Here are a few utilities for dealing with terminal colors. I started writing them because I was bored on a plane flight. I wanted a way to easily design color palettes and since I didn't have access to the internet, I couldn't get to the 4bit designer, which is also a great tool.
extract-colors.py
reads colors data from an SVG file and produces lines for
your ~/.Xdefaults or Linux terminal color configuration escape codes.
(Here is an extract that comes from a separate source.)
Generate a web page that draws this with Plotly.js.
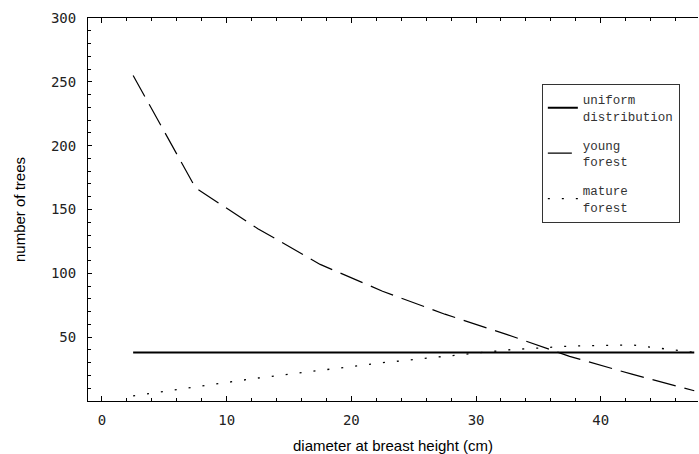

It's not very smart... It doesn't use proper XML parsing at all, just some
regular expressions that are fairly robust. See the provided example.svg
file for a base to work from.
To generate lines for your ~/.Xdefaults
, try:
$ extract-colors.py -t xdefaults example.svg
This will output the appropriate lines.
If you use TTYs directly and would like to generate escape codes for configuring the color palette there, try:
$ extract-colors.py -t linuxterm example.svg
You can then throw those anywhere you want, e.g. in your
~/.{bash,zsh,whatever}rc
. I recommend something like this:
if [ "$TERM" = "linux" ]; then
# borrowed from http://code.google.com/p/fbterm/
# output of extract-colors.py here
clear # for background artifacting
fi
show-colors.py
is yet another utility to display your available palette.
It's pretty self explanatory. Just run it.